To celebrate the 25th anniversary of Se7en and the 10th anniversary of The Social Network, The Ringer hereby dubs September 21-25 David Fincher Week. Join us all throughout the week as we celebrate and examine the man, the myth, and his impeccable body of work.
Many describe David Fincher as cold, but the scene when Benjamin and Daisy meet in the middle is anything but
September 23, 2020
Romance isn’t the first thing that the name David Fincher brings to mind. His work is more often characterized as dark, ingeniously twisted, even cold-hearted. What made Zodiac so striking was its almost neutral approach to its sinister topic, in line with the serious detective work that its protagonists engage in to try to catch the infamous serial killer. No surprise that the director eventually gave his take on the Scandinavian crime saga The Girl With the Dragon Tattoo.

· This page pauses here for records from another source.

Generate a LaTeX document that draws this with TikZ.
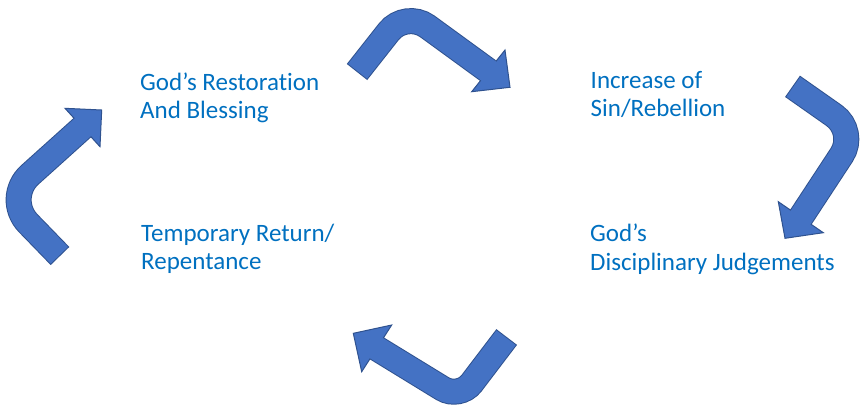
\documentclass[tikz,border=0pt]{standalone}
\usepackage{fontspec}
\setmainfont{Carlito}[Ligatures={NoCommon}]
\usetikzlibrary{calc}
\definecolor{arrowfill}{HTML}{4472C4}
\definecolor{arrowline}{HTML}{2F528F}
\definecolor{labelblue}{HTML}{0070C0}
\tikzset{
  lbl/.style={anchor=base west, inner sep=0pt, text=labelblue, font=\fontsize{25}{28.5}\selectfont},
  shaftout/.style={draw=arrowline, line width=26pt},
  shaftin/.style={draw=arrowfill, line width=24pt},
  headbox/.style={fill=arrowfill, draw=arrowline, line width=1pt, line join=miter},
}
\newcommand{\bentarrow}[7]{%
  % #1 tail, #2 corner, #3 base centre, #4 tip, #5 flap1, #6 flap2, #7 radius
  \draw[shaftout, rounded corners=#7] (#1) -- (#2) -- (#3);
  \filldraw[headbox] (#5) -- (#4) -- (#6) -- cycle;
  \draw[shaftin, rounded corners=#7] ($(#1)!1pt!(#2)$) -- (#2) -- ($(#3)!-2.5pt!(#2)$);
}
\begin{document}
\begin{tikzpicture}[x=1pt,y=-1pt]
\useasboundingbox (0,0) rectangle (865,408);
% arrow 1 (top)
\coordinate (a1t) at (357,72);
\coordinate (a1c) at (405.5,10.5);
\coordinate (a1b) at (488.3,70.8);
\coordinate (a1p) at (510,87.3);
\coordinate (a1f) at (505,50);
\coordinate (a1g) at (471.7,91.7);
\bentarrow{a1t}{a1c}{a1b}{a1p}{a1f}{a1g}{27pt}
% arrow 2 (right)
\coordinate (a2t) at (792.5,86.3);
\coordinate (a2c) at (857,131.6);
\coordinate (a2b) at (800.8,217.2);
\coordinate (a2p) at (785,238.3);
\coordinate (a2f) at (778.3,201.7);
\coordinate (a2g) at (823.3,232.7);
\bentarrow{a2t}{a2c}{a2b}{a2p}{a2f}{a2g}{28pt}
% arrow 3 (bottom)
\coordinate (a3t) at (506.7,337);
\coordinate (a3c) at (459.5,399);
\coordinate (a3b) at (376.7,348.3);
\coordinate (a3p) at (353.3,333.3);
\coordinate (a3f) at (391.7,325);
\coordinate (a3g) at (361.7,371.7);
\bentarrow{a3t}{a3c}{a3b}{a3p}{a3f}{a3g}{20pt}
% arrow 4 (left)
\coordinate (a4t) at (60,256);
\coordinate (a4c) at (3.9,198.2);
\coordinate (a4b) at (82.5,127.5);
\coordinate (a4p) at (101.7,110);
\coordinate (a4f) at (65,108.3);
\coordinate (a4g) at (100,146.7);
\bentarrow{a4t}{a4c}{a4b}{a4p}{a4f}{a4g}{35pt}
% labels
\node[lbl] (l1a) at (140,90) {God’s Restorat\kern0pt ion};
\node[lbl] (l1b) at (140,118) {And Blessing};
\node[lbl] (l2a) at (590.5,88.5) {Increase of};
\node[lbl] (l2b) at (590.5,116.8) {Sin/Rebellion};
\node[lbl] (l3a) at (590,241.7) {God’s};
\node[lbl] (l3b) at (590,270) {Disciplinary Judgements};
\node[lbl] (l4a) at (141,241) {Temporary Return/};
\node[lbl] (l4b) at (141,269) {Repentance};
\end{tikzpicture}
\end{document}
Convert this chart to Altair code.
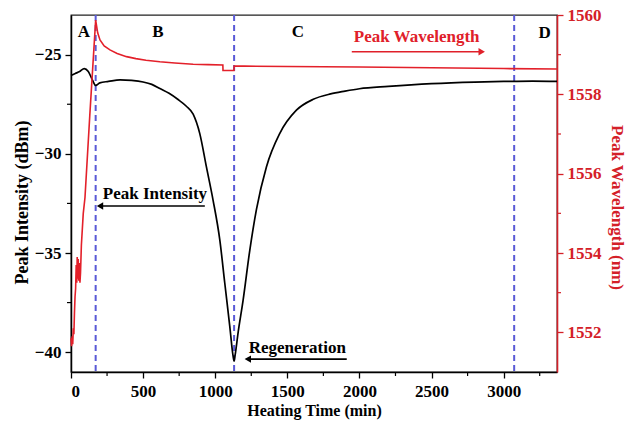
import altair as alt
import pandas as pd

# ---------------- data ----------------
time_int = [0, 30, 60, 92, 120, 150, 171, 200, 260, 340, 420, 500, 560, 620, 680,
            740, 800, 847, 893, 939, 985, 1032, 1066, 1101, 1124, 1131, 1138, 1159,
            1193, 1240, 1286, 1355, 1447, 1563, 1680, 1800, 1900, 2000, 2200, 2500,
            2800, 3000, 3200, 3370]
intensity = [-26.05, -25.95, -25.85, -25.7, -25.85, -26.3, -26.55, -26.42, -26.35,
             -26.27, -26.3, -26.38, -26.5, -26.72, -26.95, -27.25, -27.6, -28.0,
             -28.98, -30.66, -32.33, -34.35, -36.5, -38.7, -40.2, -40.45, -40.15, -39.0,
             -37.4, -34.85, -32.8, -30.66, -28.98, -27.8, -27.25, -26.98, -26.84, -26.72,
             -26.6, -26.46, -26.38, -26.35, -26.33, -26.35]

time_wl = [0, 4, 8, 12, 16, 20, 24, 28, 32, 36, 40, 43, 46, 50, 54, 58, 62, 66, 72,
           85, 97, 130, 171, 185, 201, 230, 270, 320, 385, 450, 520, 616, 720, 847,
           950, 1053, 1054, 1130, 1131, 1200, 1500, 2000, 2500, 3000, 3370]
wavelength = [1551.85, 1551.65, 1551.9, 1551.7, 1552.1, 1551.95, 1552.5, 1552.9,
              1553.1, 1553.7, 1553.25, 1553.9, 1553.35, 1553.85, 1553.3, 1553.75,
              1553.25, 1553.5, 1554.2, 1555.0, 1555.4, 1557.45, 1559.87, 1559.55,
              1559.37, 1559.22, 1559.12, 1559.03, 1558.95, 1558.9, 1558.86, 1558.82,
              1558.79, 1558.76, 1558.75, 1558.74, 1558.6, 1558.6, 1558.71, 1558.71,
              1558.7, 1558.69, 1558.67, 1558.65, 1558.64]

x_ticks = [0, 500, 1000, 1500, 2000, 2500, 3000]
x_minor = [250, 750, 1250, 1750, 2250, 2750, 3250]
int_ticks = [-40, -35, -30, -25]
int_minor = [-37.5, -32.5, -27.5]
wl_ticks = [1552, 1554, 1556, 1558, 1560]
wl_minor = [1553, 1555, 1557, 1559]

stage_bounds = [171, 1131, 3073]
stage_labels = ["A", "B", "C", "D"]
stage_label_time = [90, 603, 1573, 3284]
stage_label_level = [-23.86, -23.86, -23.86, -23.9]

note_labels = ["Peak Wavelength", "Peak Intensity", "Regeneration"]
note_time = [2397, 582, 1569]
note_level = [-24.11, -32.03, -39.79]
note_colors = ["#e0202a", "black", "black"]

arrow_from = [1947, 928, 1912]
arrow_to = [2848, 201, 1226]
arrow_level = [-24.85, -32.63, -40.35]
arrow_shapes = ["triangle-right", "triangle-left", "triangle-left"]

# ---------------- styles ----------------
FONT = "Liberation Serif"
RED = "#e3202a"
AXRED = "#d42028"
BLUE = "#5a5ad6"

X_DOMAIN = [0, 3370]
INT_DOMAIN = [-41, -23]
WL_DOMAIN = [1551, 1560]

df_int = pd.DataFrame({"time": time_int, "intensity": intensity})
df_wl = pd.DataFrame({"time": time_wl, "wl": wavelength})
df_stage = pd.DataFrame({"time": stage_bounds})
df_xminor = pd.DataFrame({"time": x_minor})
df_intminor = pd.DataFrame({"intensity": int_minor})
df_wlminor = pd.DataFrame({"wl": wl_minor})
df_letters = pd.DataFrame({"time": stage_label_time, "intensity": stage_label_level,
                           "label": stage_labels})
df_notes = pd.DataFrame({"time": note_time, "intensity": note_level,
                         "label": note_labels, "color": note_colors})
df_arrows = pd.DataFrame({"time": arrow_from, "time2": arrow_to,
                          "intensity": arrow_level, "color": note_colors})
df_heads = pd.DataFrame({"time": arrow_to, "intensity": arrow_level,
                         "shape": arrow_shapes, "color": note_colors})

xs = alt.Scale(domain=X_DOMAIN, nice=False, zero=False)
ys = alt.Scale(domain=INT_DOMAIN, nice=False, zero=False)
ws = alt.Scale(domain=WL_DOMAIN, nice=False, zero=False)

black = alt.Chart(df_int).mark_line(color="black", strokeWidth=1.7,
                                    interpolate="monotone").encode(
    x=alt.X("time:Q", scale=xs,
            axis=alt.Axis(values=x_ticks, title="Heating Time (min)", format="d",
                          titleFontSize=16, titleBaseline="middle", titleY=38,
                          labelPadding=5)),
    y=alt.Y("intensity:Q", scale=ys,
            axis=alt.Axis(values=int_ticks, title="Peak Intensity (dBm)", format="d",
                          titleFontSize=18, titleAngle=-90, titleBaseline="middle",
                          titleX=-49, titleY=187, labelPadding=4)),
)

vlines = alt.Chart(df_stage).mark_rule(color=BLUE, strokeDash=[6, 4], strokeWidth=2).encode(
    x=alt.X("time:Q", scale=xs)
)

xminor = alt.Chart(df_xminor).mark_rule(color="black", strokeWidth=1.2).encode(
    x=alt.X("time:Q", scale=xs), y=alt.value(357), y2=alt.value(361)
)
intminor = alt.Chart(df_intminor).mark_rule(color="black", strokeWidth=1.2).encode(
    y=alt.Y("intensity:Q", scale=ys), x=alt.value(0), x2=alt.value(-4)
)

letters = alt.Chart(df_letters).mark_text(
    font=FONT, fontWeight="bold", fontSize=17, baseline="middle", color="black"
).encode(x=alt.X("time:Q", scale=xs), y=alt.Y("intensity:Q", scale=ys), text="label:N")

notes = alt.Chart(df_notes).mark_text(
    font=FONT, fontWeight="bold", fontSize=17, baseline="middle"
).encode(x=alt.X("time:Q", scale=xs), y=alt.Y("intensity:Q", scale=ys), text="label:N",
         color=alt.Color("color:N", scale=None))

arrows = alt.Chart(df_arrows).mark_rule(strokeWidth=1.6).encode(
    x=alt.X("time:Q", scale=xs), x2="time2:Q", y=alt.Y("intensity:Q", scale=ys),
    color=alt.Color("color:N", scale=None))

heads = alt.Chart(df_heads).mark_point(filled=True, size=55, opacity=1).encode(
    x=alt.X("time:Q", scale=xs), y=alt.Y("intensity:Q", scale=ys),
    shape=alt.Shape("shape:N", scale=None), color=alt.Color("color:N", scale=None))

left = alt.layer(vlines, black, xminor, intminor, letters, notes, arrows, heads)

red = alt.Chart(df_wl).mark_line(color=RED, strokeWidth=1.6).encode(
    x=alt.X("time:Q", scale=xs),
    y=alt.Y("wl:Q", scale=ws,
            axis=alt.Axis(orient="right", values=wl_ticks, title="Peak Wavelength (nm)",
                          format="d", domainColor=AXRED, tickColor=AXRED,
                          labelColor=AXRED, titleColor=AXRED, domainWidth=1.6,
                          titleFontSize=17, titleAngle=90, titleBaseline="middle",
                          titleX=59, titleY=192, labelPadding=4)),
)
wlminor = alt.Chart(df_wlminor).mark_rule(color=AXRED, strokeWidth=1.2).encode(
    y=alt.Y("wl:Q", scale=ws), x=alt.value(486), x2=alt.value(490)
)
right = alt.layer(red, wlminor)

chart = alt.layer(left, right).resolve_scale(y="independent").properties(
    width=486, height=357,
    padding={"left": 71, "top": 15, "right": 70, "bottom": 51},
    autosize=alt.AutoSizeParams(type="none"),
    background="white",
).configure_view(
    stroke="#222222", strokeWidth=1.3
).configure_axis(
    grid=False, domainColor="black", tickColor="black", domainWidth=1.5,
    tickWidth=1.3, tickSize=6, labelFont=FONT, labelFontWeight="bold",
    labelFontSize=17, labelColor="black", titleFont=FONT, titleFontWeight="bold",
    titleColor="black"
)

chart.save("out.html", embed_options={"renderer": "svg", "actions": False})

But this calm and collected approach belies a genuine sensitivity and emotional intelligence. Even in Se7en, love was present and essential to the story’s darkness, hidden in a box that was much more than a simple piece of evidence. Some kind of love is also what drives Amy Dunne to trap her husband in an increasingly loveless marriage in Gone Girl. Although the director revels in humanity’s natural bend toward perversion, he understands that deviance isn’t all that interesting without the passion that often spawns it.
Sometimes, however, love remains pure and impervious to the corruption all around. 2008’s The Curious Case of Benjamin Button, Fincher’s most romantic film, isn’t about some guy insulting his girlfriend and then trying desperately to add her on Facebook like a 14-year-old; its hero isn’t a washed-up teacher who can’t help but sleep with one of his young students and ruin his wife and life, nor does he need a little push off a rooftop to feel alive again. Benjamin Button (played by a peak Brad Pitt, if you ask me) is a very nice guy who knows how to love a woman well; with his good manners and big heart, he couldn’t be further from a pervert. It’s his genetic makeup that’s gone wrong—a fact that makes Benjamin Button, as lovely as it is, Fincher’s most disturbing film, albeit in an unusual way for the director.